In [88]:
import csv as csv
import numpy as np
import pandas as pd
import matplotlib.pyplot as plt  
from sklearn.preprocessing import MinMaxScaler
import scipy.optimize as opt  
from sklearn import metrics, linear_model, tree, ensemble


In [3]:
# Reading using numpy arrays

data=[] 
csv_file_object = csv.reader(open('./data/train.csv', 'r')) 
for row in csv_file_object:
    data.append(row)
data = np.array(data) 



In [4]:
# Reading using pandas

df = pd.read_csv('./data/train.csv', header=0)
df.head(3)

Unnamed: 0,PassengerId,Survived,Pclass,Name,Sex,Age,SibSp,Parch,Ticket,Fare,Cabin,Embarked
0,1,0,3,"Braund, Mr. Owen Harris",male,22.0,1,0,A/5 21171,7.25,,S
1,2,1,1,"Cumings, Mrs. John Bradley (Florence Briggs Th...",female,38.0,1,0,PC 17599,71.2833,C85,C
2,3,1,3,"Heikkinen, Miss. Laina",female,26.0,0,0,STON/O2. 3101282,7.925,,S


In [26]:
df['Gender'] = df['Sex'].map({'male': 1, 'female': 0}).astype(int)

In [27]:
median_ages = np.zeros((2,3))
for i in range(0, 2):
    for j in range(0, 3):
        median_ages[i,j] = df[(df['Gender'] == i) & \
                              (df['Pclass'] == j+1)]['Age'].dropna().median()
median_ages

array([[ 35. ,  28. ,  21.5],
       [ 40. ,  30. ,  25. ]])

In [28]:
df['AgeFill'] = df['Age']

In [29]:
df[ df['Age'].isnull() ][['Gender','Pclass','Age','AgeFill']].head()

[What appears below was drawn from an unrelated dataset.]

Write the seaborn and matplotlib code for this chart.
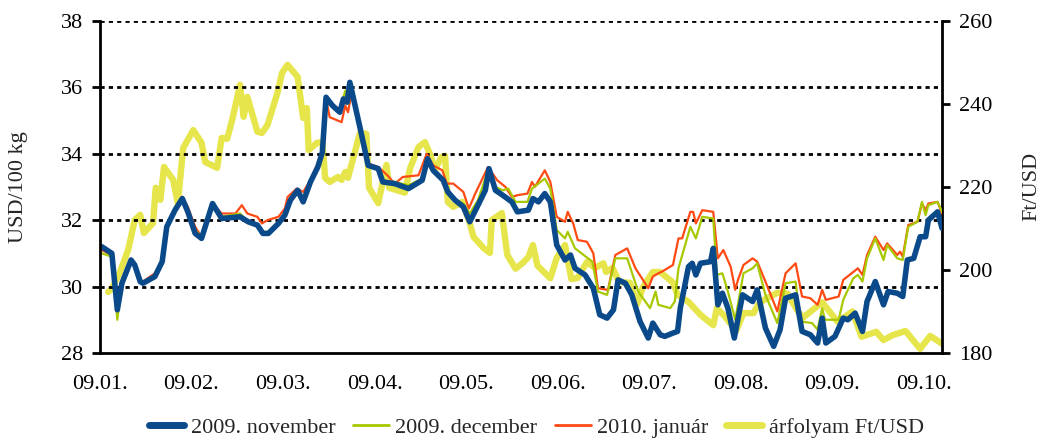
import matplotlib

matplotlib.use("Agg")
import matplotlib.pyplot as plt  # noqa: E402
import pandas as pd  # noqa: E402
import seaborn as sns  # noqa: E402
from matplotlib.lines import Line2D  # noqa: E402

# x positions: months since 2009-01-01 (0 = 09.01.)
month_labels = ["09.01.", "09.02.", "09.03.", "09.04.", "09.05.",
                "09.06.", "09.07.", "09.08.", "09.09.", "09.10."]

nov_t = [0.02, 0.13, 0.19, 0.24, 0.34, 0.38, 0.44, 0.47, 0.60, 0.68, 0.73, 0.82, 0.90, 0.96,
         1.04, 1.11, 1.23, 1.33, 1.53, 1.62, 1.72, 1.78, 1.84, 1.95, 2.02, 2.08, 2.16, 2.22,
         2.30, 2.38, 2.43, 2.47, 2.54, 2.62, 2.66, 2.70, 2.73, 2.84, 2.93, 3.04, 3.09, 3.22,
         3.37, 3.52, 3.58, 3.64, 3.75, 3.80, 3.88, 3.97, 4.04, 4.13, 4.21, 4.25, 4.32, 4.40,
         4.50, 4.56, 4.68, 4.73, 4.79, 4.86, 4.92, 4.99, 5.08, 5.14, 5.19, 5.30, 5.39, 5.46,
         5.54, 5.61, 5.66, 5.74, 5.81, 5.90, 5.99, 6.04, 6.12, 6.17, 6.26, 6.31, 6.34, 6.43,
         6.47, 6.51, 6.56, 6.67, 6.70, 6.75, 6.80, 6.86, 6.93, 7.02, 7.13, 7.18, 7.27, 7.36,
         7.43, 7.49, 7.60, 7.67, 7.76, 7.84, 7.89, 7.93, 8.03, 8.12, 8.17, 8.25, 8.33, 8.38,
         8.47, 8.56, 8.61, 8.71, 8.77, 8.82, 8.89, 8.96, 9.02, 9.05, 9.15, 9.20]
nov = [31.2, 31.0, 29.3, 30.1, 30.8, 30.65, 30.15, 30.1, 30.3, 30.75, 31.8, 32.3, 32.65, 32.25,
       31.6, 31.45, 32.5, 32.05, 32.1, 31.95, 31.85, 31.6, 31.6, 31.9, 32.15, 32.6, 32.9, 32.55,
       33.15, 33.6, 34.05, 35.7, 35.45, 35.25, 35.65, 35.55, 36.15, 34.8, 33.65, 33.55, 33.15, 33.1,
       32.95, 33.2, 33.85, 33.5, 33.2, 32.85, 32.6, 32.4, 31.95, 32.45, 32.9, 33.55, 32.9, 32.75,
       32.55, 32.25, 32.3, 32.65, 32.55, 32.8, 32.55, 31.25, 30.8, 30.95, 30.55, 30.35, 29.95, 29.15,
       29.05, 29.3, 30.2, 30.1, 29.75, 28.95, 28.45, 28.9, 28.55, 28.5, 28.6, 28.65, 29.35, 30.6,
       30.7, 30.35, 30.7, 30.75, 31.15, 29.45, 29.8, 29.35, 28.45, 29.75, 29.55, 29.9, 28.75, 28.2,
       28.7, 29.65, 29.75, 28.65, 28.55, 28.3, 29.05, 28.3, 28.5, 29.05, 29.0, 29.2, 28.65, 29.55,
       30.15, 29.45, 29.85, 29.8, 29.7, 30.8, 30.85, 31.5, 31.5, 32.0, 32.25, 31.75]

dec_t = [0.02, 0.13, 0.19, 0.24, 0.34, 0.38, 0.44, 0.47, 0.60, 0.68, 0.73, 0.82, 0.90, 0.96,
         1.04, 1.11, 1.23, 1.33, 1.53, 1.62, 1.72, 1.78, 1.84, 1.95, 2.02, 2.08, 2.16, 2.22,
         2.30, 2.38, 2.43, 2.47, 2.54, 2.62, 2.68, 2.71, 2.74, 2.84, 2.93, 3.04, 3.09, 3.22,
         3.37, 3.52, 3.58, 3.64, 3.75, 3.80, 3.88, 3.97, 4.04, 4.13, 4.24, 4.32, 4.40, 4.46,
         4.54, 4.67, 4.72, 4.86, 4.92, 4.99, 5.08, 5.11, 5.19, 5.38, 5.44, 5.54, 5.63, 5.76,
         5.88, 6.01, 6.07, 6.10, 6.23, 6.28, 6.32, 6.45, 6.51, 6.58, 6.70, 6.74, 6.80, 6.86,
         6.94, 7.03, 7.13, 7.18, 7.27, 7.40, 7.49, 7.60, 7.65, 7.78, 7.84, 7.89, 7.92, 8.07,
         8.12, 8.23, 8.28, 8.33, 8.38, 8.47, 8.56, 8.60, 8.71, 8.77, 8.83, 8.93, 8.98, 9.02,
         9.05, 9.15, 9.20]
dec = [31.0, 30.9, 29.0, 30.1, 30.8, 30.65, 30.2, 30.1, 30.35, 30.75, 31.8, 32.4, 32.7, 32.3,
       31.7, 31.5, 32.5, 32.1, 32.2, 31.95, 31.85, 31.65, 31.65, 31.95, 32.2, 32.65, 32.9, 32.6,
       33.15, 33.6, 34.05, 35.7, 35.45, 35.3, 35.9, 35.5, 36.0, 34.8, 33.7, 33.55, 33.2, 33.15,
       33.05, 33.25, 33.9, 33.55, 33.25, 32.9, 32.6, 32.5, 32.2, 32.6, 33.5, 33.0, 32.9, 32.95,
       32.55, 32.55, 32.95, 33.25, 32.95, 31.7, 31.45, 31.65, 31.15, 30.75, 29.85, 29.75, 30.85, 30.85,
       29.85, 29.35, 29.85, 29.45, 29.35, 29.55, 30.55, 31.8, 31.45, 32.1, 32.05, 30.35, 30.4, 29.85,
       29.0, 30.4, 30.55, 30.7, 29.75, 28.9, 30.1, 30.15, 28.95, 28.9, 28.7, 29.35, 29.0, 29.0,
       29.6, 30.25, 30.35, 30.15, 30.85, 31.45, 30.8, 31.25, 30.85, 30.8, 31.8, 31.95, 32.55, 32.15,
       32.45, 32.55, 32.25]

jan_t = [0.02, 0.13, 0.19, 0.24, 0.34, 0.38, 0.44, 0.47, 0.60, 0.68, 0.73, 0.82, 0.90, 0.96,
         1.04, 1.11, 1.23, 1.33, 1.48, 1.55, 1.61, 1.72, 1.77, 1.83, 1.95, 2.02, 2.05, 2.15,
         2.22, 2.30, 2.43, 2.47, 2.51, 2.64, 2.68, 2.71, 2.75, 2.84, 2.93, 3.04, 3.14, 3.22,
         3.31, 3.48, 3.57, 3.64, 3.74, 3.79, 3.86, 3.97, 4.03, 4.10, 4.24, 4.34, 4.43, 4.50,
         4.56, 4.67, 4.72, 4.75, 4.86, 4.92, 4.99, 5.08, 5.11, 5.17, 5.22, 5.32, 5.39, 5.44,
         5.55, 5.63, 5.76, 5.85, 5.99, 6.04, 6.10, 6.14, 6.26, 6.32, 6.36, 6.45, 6.48, 6.51,
         6.58, 6.70, 6.75, 6.81, 6.89, 6.94, 6.97, 7.03, 7.13, 7.18, 7.27, 7.40, 7.49, 7.60,
         7.67, 7.76, 7.84, 7.89, 7.93, 8.07, 8.12, 8.28, 8.33, 8.38, 8.47, 8.56, 8.60, 8.71,
         8.74, 8.77, 8.83, 8.93, 8.98, 9.02, 9.05, 9.15, 9.20]
jan = [31.1, 30.95, 29.4, 30.2, 30.8, 30.7, 30.2, 30.15, 30.4, 30.8, 31.8, 32.3, 32.7, 32.4,
       31.8, 31.5, 32.5, 32.2, 32.2, 32.45, 32.2, 32.1, 31.9, 32.0, 32.1, 32.35, 32.7, 32.95,
       32.85, 33.2, 34.05, 35.65, 35.1, 34.95, 35.45, 35.25, 35.85, 34.8, 33.7, 33.6, 33.35, 33.1,
       33.3, 33.35, 34.0, 33.65, 33.5, 33.1, 33.1, 32.85, 32.35, 32.8, 33.6, 33.2, 33.0, 32.7,
       32.75, 32.8, 33.15, 33.0, 33.5, 33.15, 32.1, 31.95, 32.25, 31.9, 31.4, 31.35, 31.0, 29.95,
       29.9, 30.95, 31.15, 30.55, 29.95, 30.3, 30.4, 30.45, 30.65, 31.45, 31.45, 32.25, 32.25, 31.9,
       32.3, 32.25, 30.85, 31.1, 30.6, 29.9, 30.2, 30.65, 30.85, 30.75, 30.15, 29.25, 30.4, 30.7,
       29.7, 29.65, 29.45, 29.9, 29.6, 29.7, 30.2, 30.55, 30.35, 30.95, 31.5, 31.1, 31.3, 30.95,
       31.05, 30.9, 31.85, 31.95, 32.5, 32.3, 32.5, 32.55, 32.2]

huf_t = [0.09, 0.13, 0.22, 0.31, 0.38, 0.44, 0.48, 0.58, 0.61, 0.66, 0.70, 0.80, 0.85, 0.91,
         1.02, 1.11, 1.15, 1.28, 1.33, 1.39, 1.45, 1.53, 1.57, 1.61, 1.72, 1.77, 1.83, 1.94,
         1.99, 2.05, 2.16, 2.22, 2.26, 2.28, 2.37, 2.43, 2.46, 2.51, 2.60, 2.64, 2.68, 2.71,
         2.84, 2.91, 2.94, 3.04, 3.13, 3.16, 3.33, 3.39, 3.48, 3.55, 3.61, 3.66, 3.73, 3.77,
         3.80, 3.86, 3.96, 4.04, 4.08, 4.19, 4.26, 4.28, 4.39, 4.45, 4.54, 4.62, 4.68, 4.73,
         4.78, 4.92, 4.99, 5.08, 5.15, 5.22, 5.32, 5.41, 5.50, 5.53, 5.60, 5.67, 5.79, 5.87,
         5.93, 6.04, 6.12, 6.26, 6.31, 6.43, 6.56, 6.70, 6.74, 6.83, 6.95, 7.03, 7.14, 7.19,
         7.27, 7.40, 7.51, 7.62, 7.68, 7.89, 8.06, 8.22, 8.32, 8.48, 8.56, 8.66, 8.80, 8.96,
         9.07, 9.14, 9.20]
huf = [194.7, 195.5, 199.5, 205.0, 212.0, 213.3, 208.9, 211.3, 219.8, 216.9, 224.8, 221.7, 216.1, 229.4,
       233.7, 230.6, 226.0, 224.6, 231.8, 231.6, 236.6, 244.6, 236.9, 241.7, 233.3, 233.0, 234.9, 242.7,
       247.5, 249.4, 246.5, 236.6, 239.0, 228.9, 230.6, 230.8, 222.2, 221.2, 222.4, 221.7, 223.6, 222.2,
       233.0, 232.8, 219.8, 216.1, 225.3, 219.8, 218.6, 224.6, 229.6, 230.8, 227.7, 224.1, 227.2, 227.5,
       216.4, 215.2, 216.4, 211.3, 208.0, 205.3, 204.1, 212.0, 213.7, 203.6, 200.3, 201.7, 203.1, 206.0,
       201.0, 198.0, 202.9, 206.0, 197.8, 198.1, 201.9, 200.5, 201.6, 199.5, 200.5, 197.1, 196.9, 191.8,
       195.8, 199.5, 199.5, 197.0, 194.0, 192.3, 189.2, 186.7, 190.8, 188.7, 185.3, 189.6, 189.6, 191.6,
       193.0, 194.5, 194.3, 190.2, 188.5, 192.2, 187.5, 190.0, 183.9, 185.1, 183.1, 184.3, 185.3, 181.0,
       184.1, 183.1, 182.2]

BLUE = "#0b4a8a"
GREEN = "#a8c800"
ORANGE = "#ff4a14"
YELLOW = "#e6e64c"

sns.set_style("white")
plt.rcParams["font.family"] = ["Liberation Serif", "DejaVu Serif"]
plt.rcParams["font.size"] = 16

fig = plt.figure(figsize=(10.41, 4.44), dpi=100)
ax = fig.add_axes([0.096, 0.205, 0.809, 0.748])
ax2 = ax.twinx()
ax.set_zorder(ax2.get_zorder() + 1)
ax.patch.set_visible(False)

sns.lineplot(x=huf_t, y=huf, ax=ax2, color=YELLOW, lw=4.6, solid_joinstyle="round")
sns.lineplot(x=jan_t, y=jan, ax=ax, color=ORANGE, lw=1.6)
sns.lineplot(x=dec_t, y=dec, ax=ax, color=GREEN, lw=1.6)
sns.lineplot(x=nov_t, y=nov, ax=ax, color=BLUE, lw=4.0, solid_joinstyle="round")

ax.set_xlim(0, 9.2)
ax.set_ylim(28, 38)
ax2.set_ylim(180, 260)
ax.set_xticks(range(len(month_labels)))
ax.set_xticklabels(month_labels)
ax.set_yticks(range(28, 39, 2))
ax2.set_yticks(range(180, 261, 20))

for y in range(30, 39, 2):
    ax.axhline(y, color="black", lw=2, ls=(0, (1.5, 1.5)), zorder=0)

for a in (ax, ax2):
    for s in a.spines.values():
        s.set_visible(False)
ax.spines["left"].set_visible(True)
ax.spines["bottom"].set_visible(True)
ax2.spines["right"].set_visible(True)
for s in (ax.spines["left"], ax.spines["bottom"], ax2.spines["right"]):
    s.set_color("black")
    s.set_linewidth(2)

ax.tick_params(axis="both", direction="out", length=6, width=2, colors="black", pad=6)
ax.tick_params(axis="x", pad=10)
ax2.tick_params(axis="y", direction="out", length=6, width=2, colors="black", pad=6)
ax.set_xlabel("")
ax.set_ylabel("USD/100 kg", labelpad=24)
ax2.set_ylabel("Ft/USD", labelpad=22)

handles = [
    Line2D([], [], color=BLUE, lw=5),
    Line2D([], [], color=GREEN, lw=2),
    Line2D([], [], color=ORANGE, lw=2),
    Line2D([], [], color=YELLOW, lw=5),
]
labels = ["2009. november", "2009. december", "2010. január", "árfolyam Ft/USD"]
fig.legend(handles, labels, loc="lower center", bbox_to_anchor=(0.515, -0.032), ncol=4,
           frameon=False, handlelength=1.6, handletextpad=0.3, columnspacing=0.8)

fig.savefig("out.png", dpi=100)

Unnamed: 0,Gender,Pclass,Age,AgeFill
5,1,3,,
17,1,2,,
19,0,3,,
26,1,3,,
28,0,3,,


In [30]:
for i in range(0, 2):
    for j in range(0, 3):
        df.loc[ (df.Age.isnull()) & (df.Gender == i) & (df.Pclass == j+1),\
                'AgeFill'] = median_ages[i,j]
df[ df['Age'].isnull() ][['Gender','Pclass','Age','AgeFill']].head()

Unnamed: 0,Gender,Pclass,Age,AgeFill
5,1,3,,25.0
17,1,2,,30.0
19,0,3,,21.5
26,1,3,,25.0
28,0,3,,21.5


In [31]:
df['AgeIsNull'] = pd.isnull(df.Age).astype(int)

# Feature Engineering
df['FamilySize'] = df['SibSp'] + df['Parch']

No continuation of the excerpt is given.